Who Can Resist That Mug?

I must have seen the original King Kong (1933) over twenty times by now, and I never seem to grow tired of it. One of the reasons I love it is that it is Pre-Code. As such, it gets away with many scenes that a few scant years later would have received the kibosh from the censors at the Hays Office. In one of my favorites, Kong employs Fay Wray as a scratch-n-sniff toy, stripping away her outer garments as if they were onionskins and holding his fingers up to his nose. You can see the scene on YouTube here.

A few years before he died, I happened to meet the producer and co-director of the film, Merian C. Cooper. He spoke to a film class at UCLA for which I was the graduate teaching assistant. During that class, he gave his own interpretation of what Kong was really about. Now I don’t necessarily take his word for it, but he says that the ape was a symbol of the downtrodden black race which did not know its own power. Maybe, but there are too many vignettes of the giant gorilla munching on black natives or crushing them like insects under his feet for that reasoning to be altogether convincing.

While I liked the big gorilla, I went ape for Fay Wray. After seeing countless movies of the period with goldilocks-looking blondes wearing those stupid cloche hats, like cloth helmets, it was refreshing to see a healthy young woman who would be considered a knockout today—without having to squint your eyes. Oh, and she was also a pretty good screamer.

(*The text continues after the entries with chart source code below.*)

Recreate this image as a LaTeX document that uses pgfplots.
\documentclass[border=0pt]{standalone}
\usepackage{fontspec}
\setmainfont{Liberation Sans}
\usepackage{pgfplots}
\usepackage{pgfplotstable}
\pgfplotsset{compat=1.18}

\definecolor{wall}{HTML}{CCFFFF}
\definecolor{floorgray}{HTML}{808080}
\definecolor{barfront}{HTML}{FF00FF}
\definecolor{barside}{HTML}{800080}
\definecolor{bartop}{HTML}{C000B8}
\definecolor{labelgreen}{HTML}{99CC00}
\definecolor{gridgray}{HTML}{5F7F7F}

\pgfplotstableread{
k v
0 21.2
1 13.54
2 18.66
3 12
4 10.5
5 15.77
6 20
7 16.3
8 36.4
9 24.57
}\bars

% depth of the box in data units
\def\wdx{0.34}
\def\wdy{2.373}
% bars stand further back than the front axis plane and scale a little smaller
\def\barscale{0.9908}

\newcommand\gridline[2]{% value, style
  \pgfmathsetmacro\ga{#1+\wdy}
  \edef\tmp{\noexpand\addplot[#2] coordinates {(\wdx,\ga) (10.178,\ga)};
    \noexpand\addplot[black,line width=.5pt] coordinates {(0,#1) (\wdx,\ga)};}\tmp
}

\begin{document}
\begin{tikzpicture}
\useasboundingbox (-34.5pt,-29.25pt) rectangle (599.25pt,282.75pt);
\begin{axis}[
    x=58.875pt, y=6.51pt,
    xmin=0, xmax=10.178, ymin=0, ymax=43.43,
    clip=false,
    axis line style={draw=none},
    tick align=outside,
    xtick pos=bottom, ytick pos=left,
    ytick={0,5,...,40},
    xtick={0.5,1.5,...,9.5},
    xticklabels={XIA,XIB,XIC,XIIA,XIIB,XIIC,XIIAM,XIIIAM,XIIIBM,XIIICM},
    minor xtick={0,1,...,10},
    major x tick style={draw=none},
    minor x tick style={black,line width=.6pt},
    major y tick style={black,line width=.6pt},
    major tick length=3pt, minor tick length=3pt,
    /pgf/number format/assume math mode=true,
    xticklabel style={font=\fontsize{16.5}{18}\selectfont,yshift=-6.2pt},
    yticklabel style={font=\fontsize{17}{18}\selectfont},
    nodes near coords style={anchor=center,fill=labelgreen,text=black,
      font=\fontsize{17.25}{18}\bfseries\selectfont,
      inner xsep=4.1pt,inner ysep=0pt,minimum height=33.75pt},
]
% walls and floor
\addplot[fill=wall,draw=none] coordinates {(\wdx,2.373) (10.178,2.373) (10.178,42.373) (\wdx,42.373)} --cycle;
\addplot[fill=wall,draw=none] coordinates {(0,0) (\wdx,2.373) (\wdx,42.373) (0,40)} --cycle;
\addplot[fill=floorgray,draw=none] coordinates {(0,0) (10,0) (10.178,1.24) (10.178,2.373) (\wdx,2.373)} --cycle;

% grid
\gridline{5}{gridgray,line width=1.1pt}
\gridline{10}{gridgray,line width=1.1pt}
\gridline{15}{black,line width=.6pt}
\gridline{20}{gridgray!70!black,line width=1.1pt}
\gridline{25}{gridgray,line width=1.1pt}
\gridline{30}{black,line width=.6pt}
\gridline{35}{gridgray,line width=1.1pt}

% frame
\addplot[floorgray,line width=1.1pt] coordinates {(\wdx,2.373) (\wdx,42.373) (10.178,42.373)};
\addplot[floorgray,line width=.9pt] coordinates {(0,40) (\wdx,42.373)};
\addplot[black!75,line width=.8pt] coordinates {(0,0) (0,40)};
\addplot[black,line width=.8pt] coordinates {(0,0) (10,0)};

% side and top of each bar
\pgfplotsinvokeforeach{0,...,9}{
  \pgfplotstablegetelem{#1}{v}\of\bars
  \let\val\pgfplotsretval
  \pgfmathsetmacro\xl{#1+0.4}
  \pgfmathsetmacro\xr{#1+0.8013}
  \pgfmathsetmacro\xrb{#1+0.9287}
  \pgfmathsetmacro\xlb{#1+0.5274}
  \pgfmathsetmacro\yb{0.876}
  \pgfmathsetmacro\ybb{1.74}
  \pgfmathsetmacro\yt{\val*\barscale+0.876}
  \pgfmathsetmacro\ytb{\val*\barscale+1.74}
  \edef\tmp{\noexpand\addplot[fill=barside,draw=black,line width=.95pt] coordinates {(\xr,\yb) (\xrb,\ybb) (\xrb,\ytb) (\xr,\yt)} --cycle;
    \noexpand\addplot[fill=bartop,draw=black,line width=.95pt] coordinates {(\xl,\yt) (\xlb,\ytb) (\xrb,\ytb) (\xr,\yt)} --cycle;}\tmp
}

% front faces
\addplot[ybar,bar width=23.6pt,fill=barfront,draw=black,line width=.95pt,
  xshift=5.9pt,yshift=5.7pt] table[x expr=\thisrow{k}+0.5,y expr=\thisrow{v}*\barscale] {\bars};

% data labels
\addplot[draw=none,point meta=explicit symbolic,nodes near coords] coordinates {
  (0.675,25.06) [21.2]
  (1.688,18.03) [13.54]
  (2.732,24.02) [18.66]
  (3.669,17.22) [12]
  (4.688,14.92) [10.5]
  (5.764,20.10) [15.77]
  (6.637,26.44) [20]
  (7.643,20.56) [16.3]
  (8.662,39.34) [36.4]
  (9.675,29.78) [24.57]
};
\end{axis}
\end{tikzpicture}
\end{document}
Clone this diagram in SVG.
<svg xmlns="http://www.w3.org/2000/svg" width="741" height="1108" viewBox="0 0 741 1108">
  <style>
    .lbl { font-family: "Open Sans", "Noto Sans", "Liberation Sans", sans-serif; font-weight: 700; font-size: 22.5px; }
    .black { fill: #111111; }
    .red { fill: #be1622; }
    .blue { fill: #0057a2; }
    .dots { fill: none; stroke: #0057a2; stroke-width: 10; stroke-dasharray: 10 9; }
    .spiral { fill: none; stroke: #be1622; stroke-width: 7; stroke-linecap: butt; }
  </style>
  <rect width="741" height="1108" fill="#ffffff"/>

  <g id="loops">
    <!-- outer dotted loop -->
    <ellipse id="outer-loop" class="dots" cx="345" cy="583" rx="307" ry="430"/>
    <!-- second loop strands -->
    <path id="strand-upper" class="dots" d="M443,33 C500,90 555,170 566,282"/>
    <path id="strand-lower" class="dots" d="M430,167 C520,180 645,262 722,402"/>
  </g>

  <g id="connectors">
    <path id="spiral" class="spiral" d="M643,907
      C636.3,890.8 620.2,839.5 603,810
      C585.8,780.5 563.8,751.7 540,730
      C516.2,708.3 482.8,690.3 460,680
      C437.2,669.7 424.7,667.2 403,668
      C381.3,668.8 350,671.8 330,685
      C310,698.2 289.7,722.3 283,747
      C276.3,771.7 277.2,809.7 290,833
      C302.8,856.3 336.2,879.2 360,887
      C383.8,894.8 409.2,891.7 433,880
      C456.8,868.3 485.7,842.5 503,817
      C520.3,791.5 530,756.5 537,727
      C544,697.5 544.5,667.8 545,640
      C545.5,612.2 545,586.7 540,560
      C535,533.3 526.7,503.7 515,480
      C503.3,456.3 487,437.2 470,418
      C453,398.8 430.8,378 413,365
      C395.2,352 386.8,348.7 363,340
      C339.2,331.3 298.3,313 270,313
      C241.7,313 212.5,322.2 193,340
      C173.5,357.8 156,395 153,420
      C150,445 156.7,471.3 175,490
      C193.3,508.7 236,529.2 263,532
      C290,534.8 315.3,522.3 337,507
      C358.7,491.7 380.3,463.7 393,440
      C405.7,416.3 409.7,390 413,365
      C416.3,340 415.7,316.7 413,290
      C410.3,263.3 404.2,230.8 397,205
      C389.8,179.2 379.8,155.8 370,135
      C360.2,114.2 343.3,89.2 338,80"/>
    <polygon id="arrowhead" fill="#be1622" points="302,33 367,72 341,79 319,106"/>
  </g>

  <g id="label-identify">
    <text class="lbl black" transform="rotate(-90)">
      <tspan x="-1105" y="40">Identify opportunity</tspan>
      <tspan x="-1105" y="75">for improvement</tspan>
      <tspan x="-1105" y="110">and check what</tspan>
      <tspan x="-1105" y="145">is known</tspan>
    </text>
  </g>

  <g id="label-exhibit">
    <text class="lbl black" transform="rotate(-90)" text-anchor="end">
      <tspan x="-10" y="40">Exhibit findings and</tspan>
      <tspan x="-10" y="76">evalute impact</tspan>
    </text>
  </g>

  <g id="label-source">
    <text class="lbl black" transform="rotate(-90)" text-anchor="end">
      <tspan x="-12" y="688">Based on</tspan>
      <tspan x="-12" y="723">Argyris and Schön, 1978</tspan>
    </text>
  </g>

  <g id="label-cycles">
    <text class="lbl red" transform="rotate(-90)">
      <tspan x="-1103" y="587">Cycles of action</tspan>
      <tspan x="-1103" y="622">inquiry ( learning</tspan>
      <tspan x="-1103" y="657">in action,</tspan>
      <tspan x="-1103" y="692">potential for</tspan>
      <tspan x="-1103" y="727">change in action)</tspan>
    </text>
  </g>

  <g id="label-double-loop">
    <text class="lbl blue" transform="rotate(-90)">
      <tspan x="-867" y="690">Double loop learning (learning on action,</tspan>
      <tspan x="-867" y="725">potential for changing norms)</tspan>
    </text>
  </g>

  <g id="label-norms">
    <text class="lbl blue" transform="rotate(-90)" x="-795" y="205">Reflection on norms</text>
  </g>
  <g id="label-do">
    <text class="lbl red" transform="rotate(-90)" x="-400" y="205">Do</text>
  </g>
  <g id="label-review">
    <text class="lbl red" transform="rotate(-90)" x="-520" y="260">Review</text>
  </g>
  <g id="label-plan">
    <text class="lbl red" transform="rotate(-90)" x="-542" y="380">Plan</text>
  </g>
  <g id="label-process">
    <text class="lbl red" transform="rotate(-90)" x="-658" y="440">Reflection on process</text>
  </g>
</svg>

Fay Wray in the Notorious Scratch-N-Sniff Scene

There have been numrous remakes and near look-alikes, but I still think the only ones worth considering were done by Ernest B. Schoedsack with or without Merian C. Cooper. I am specifically referring to Son of Kong (1933) and Mighty Joe Young (1949). In the age of CGI, Kong just ceases to be interesting. The model work in the Schoedsack/Cooper films was nothing less than superb.